Plan a session with this activity

You will need

  • Chalk
  • Sticky tape
  1. Everyone should choose to be an animal they’d find regularly in their local community.
  1. The person leading the activity explains what a habitat is and marks out the habitat areas around the room.
    Habitats are safe homes for animals. Many animals in the UK like wild places with trees and bushes where they can get food and shelter and food.
  2. Everyone runs around making their chosen animal sound and moving in the way they think their animal moves. The leader shouts ‘habitat!’ and everyone has to run and find a habitat area. Only a certain number of players are allowed on one habitat area (maximum 2-3, depending on the group’s size). This illustrates that only so much space and resources are available in one place.
  3. As the game progresses, the person leading the game should take away some of the habitat areas (like you would if you were playing musical chairs), explaining that this represents how habitats in this country are being lost because trees and wild places are being cut down and destroyed to build new buildings on top of them.
  4. If an animal can’t fit into a habitat, they’re out. The person out could pick a reason from a hat, and read it out to the group (with support if they need it). Fill the hat with the reasons below, showing what animals could tell us about what’s happening to their homes. The game’s over when there’s only one habitat left, filled with the number of animals allowed in that area.
  • More wheat crops are planted – replacing the animals’ food. Intensive farming leads to the loss of flower meadows, hedgerows and trees.
  • Habitats are bulldozed to make space for new homes to house the growing human population.
  • The human population keeps growing – meadows are covered in concrete for cities, factories and roads.
  • Soil health keeps getting worse, so there is less food to forage for.
  • Pesticides kill bees, so less plants are pollinated. As well as reducing habitat, this means there’s less food for birds, which has a knock-on effect up the food chain.
  • Two-thirds of crop production comes from just 9 species, while 6,000 other plant species are in decline and wild food sources become even harder to find.
  • Pesticides run off into ponds and rivers, making them inhabitable. Even slug pellets have a harmful effect on wildlife.
  • Agriculture removes water from rivers, draining them dry.

This activity helps contribute towards some of the UN's Sustainable Development Goals. Find out more about the SDGs, and how Scouts across the world are getting involved.


This game helped us to value nature and learn about how important habitats are to wildlife. How do you think we could restore habitats and create more biodiversity (a huge variety of wildlife, trees and plants)? Ideas could be to let an area of their garden at home or at school go wild, make a bird box, or avoid eating food with palm oil which causes lots of animals to lose their habitat.

Congratulate everyone for being responsible citizens and explain that successful conservation relies on making changes on a local and global level. What can the young people do straight away to make a difference? How can they spread the word in their communities? Could they talk to their local MP and ask them to petition government to make policy changes?

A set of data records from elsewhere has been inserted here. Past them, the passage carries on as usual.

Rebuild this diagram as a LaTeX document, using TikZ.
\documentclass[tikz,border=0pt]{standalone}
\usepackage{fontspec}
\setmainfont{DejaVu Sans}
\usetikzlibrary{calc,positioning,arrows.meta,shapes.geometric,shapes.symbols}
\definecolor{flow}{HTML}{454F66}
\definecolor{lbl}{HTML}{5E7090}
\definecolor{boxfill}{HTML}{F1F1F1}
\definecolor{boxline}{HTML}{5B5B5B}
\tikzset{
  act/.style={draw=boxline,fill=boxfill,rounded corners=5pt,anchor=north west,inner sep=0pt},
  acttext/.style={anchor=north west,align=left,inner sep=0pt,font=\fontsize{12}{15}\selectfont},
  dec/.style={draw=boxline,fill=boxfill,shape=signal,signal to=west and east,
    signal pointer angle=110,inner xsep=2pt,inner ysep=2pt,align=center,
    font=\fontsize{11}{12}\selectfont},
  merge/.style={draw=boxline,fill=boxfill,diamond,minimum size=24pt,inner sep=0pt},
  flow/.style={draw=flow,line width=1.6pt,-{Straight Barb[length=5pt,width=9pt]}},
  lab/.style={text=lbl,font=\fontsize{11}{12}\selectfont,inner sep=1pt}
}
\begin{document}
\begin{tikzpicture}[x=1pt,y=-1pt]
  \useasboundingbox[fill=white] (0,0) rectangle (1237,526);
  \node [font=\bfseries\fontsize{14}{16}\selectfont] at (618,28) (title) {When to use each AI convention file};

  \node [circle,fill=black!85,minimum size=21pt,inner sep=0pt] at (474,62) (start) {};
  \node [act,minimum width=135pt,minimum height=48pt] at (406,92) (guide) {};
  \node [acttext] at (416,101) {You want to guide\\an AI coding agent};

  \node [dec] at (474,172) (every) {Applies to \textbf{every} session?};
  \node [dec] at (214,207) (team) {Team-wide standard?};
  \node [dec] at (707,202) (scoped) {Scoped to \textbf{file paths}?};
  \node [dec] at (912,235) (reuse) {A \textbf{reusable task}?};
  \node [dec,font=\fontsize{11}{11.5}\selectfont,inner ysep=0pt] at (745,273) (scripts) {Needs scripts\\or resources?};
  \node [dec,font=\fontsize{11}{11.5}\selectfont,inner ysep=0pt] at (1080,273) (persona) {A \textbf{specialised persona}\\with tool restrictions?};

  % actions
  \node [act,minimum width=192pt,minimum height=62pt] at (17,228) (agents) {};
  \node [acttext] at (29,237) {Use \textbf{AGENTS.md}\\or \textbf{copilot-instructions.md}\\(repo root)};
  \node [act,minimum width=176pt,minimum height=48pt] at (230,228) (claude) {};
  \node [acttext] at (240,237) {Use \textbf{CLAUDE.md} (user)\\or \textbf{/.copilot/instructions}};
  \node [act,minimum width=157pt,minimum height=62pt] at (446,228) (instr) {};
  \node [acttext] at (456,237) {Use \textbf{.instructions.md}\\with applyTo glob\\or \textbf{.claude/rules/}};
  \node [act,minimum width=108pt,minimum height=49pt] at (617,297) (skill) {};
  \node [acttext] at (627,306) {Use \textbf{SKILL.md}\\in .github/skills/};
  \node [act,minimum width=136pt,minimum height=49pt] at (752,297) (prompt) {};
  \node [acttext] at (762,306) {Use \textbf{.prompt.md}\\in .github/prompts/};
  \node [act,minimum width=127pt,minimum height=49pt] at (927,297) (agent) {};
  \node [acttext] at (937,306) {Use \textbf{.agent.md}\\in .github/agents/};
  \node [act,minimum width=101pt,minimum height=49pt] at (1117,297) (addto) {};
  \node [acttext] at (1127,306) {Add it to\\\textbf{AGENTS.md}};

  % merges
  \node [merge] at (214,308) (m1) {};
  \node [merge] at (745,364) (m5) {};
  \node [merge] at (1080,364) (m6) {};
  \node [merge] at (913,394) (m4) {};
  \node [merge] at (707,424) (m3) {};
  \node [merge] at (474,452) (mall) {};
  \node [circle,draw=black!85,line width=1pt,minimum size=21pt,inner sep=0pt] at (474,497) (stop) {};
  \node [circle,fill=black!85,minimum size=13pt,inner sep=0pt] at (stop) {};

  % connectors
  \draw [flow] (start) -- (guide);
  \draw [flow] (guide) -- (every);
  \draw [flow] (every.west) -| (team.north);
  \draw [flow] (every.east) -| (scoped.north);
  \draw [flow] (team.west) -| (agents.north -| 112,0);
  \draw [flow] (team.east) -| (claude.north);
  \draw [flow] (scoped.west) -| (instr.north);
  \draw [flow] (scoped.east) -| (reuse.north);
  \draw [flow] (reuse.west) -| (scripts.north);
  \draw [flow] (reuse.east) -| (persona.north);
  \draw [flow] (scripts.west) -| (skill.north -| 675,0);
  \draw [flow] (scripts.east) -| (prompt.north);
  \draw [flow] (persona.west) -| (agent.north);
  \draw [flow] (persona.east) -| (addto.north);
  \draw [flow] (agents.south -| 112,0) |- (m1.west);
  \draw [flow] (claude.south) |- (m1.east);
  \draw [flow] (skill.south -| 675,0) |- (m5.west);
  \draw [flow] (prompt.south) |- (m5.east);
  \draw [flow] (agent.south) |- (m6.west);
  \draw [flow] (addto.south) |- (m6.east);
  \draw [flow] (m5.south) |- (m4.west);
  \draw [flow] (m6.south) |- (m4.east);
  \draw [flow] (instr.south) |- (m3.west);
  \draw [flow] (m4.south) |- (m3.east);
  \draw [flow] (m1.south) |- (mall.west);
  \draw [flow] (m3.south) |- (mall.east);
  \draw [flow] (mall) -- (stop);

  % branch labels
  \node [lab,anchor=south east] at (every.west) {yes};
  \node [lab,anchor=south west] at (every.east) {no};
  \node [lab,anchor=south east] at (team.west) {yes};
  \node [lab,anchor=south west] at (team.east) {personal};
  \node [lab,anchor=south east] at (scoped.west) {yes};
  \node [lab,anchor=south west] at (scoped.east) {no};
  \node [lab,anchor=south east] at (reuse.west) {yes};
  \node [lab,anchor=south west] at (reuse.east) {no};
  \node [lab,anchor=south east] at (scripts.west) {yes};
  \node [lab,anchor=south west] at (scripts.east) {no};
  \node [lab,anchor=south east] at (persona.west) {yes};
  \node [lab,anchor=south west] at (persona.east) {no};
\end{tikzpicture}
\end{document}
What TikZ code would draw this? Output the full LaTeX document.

All activities must be safely managed. Use the safety checklist to help you plan and risk assess your activity. Do a risk assessment and take appropriate steps to reduce risk. Always get approval for the activity and have suitable supervision and an InTouch process.

Active games

The game area should be free of hazards. Explain the rules of the game clearly and have a clear way to communicate that the game must stop when needed.

Make it accessible

All Scout activities should be inclusive and accessible.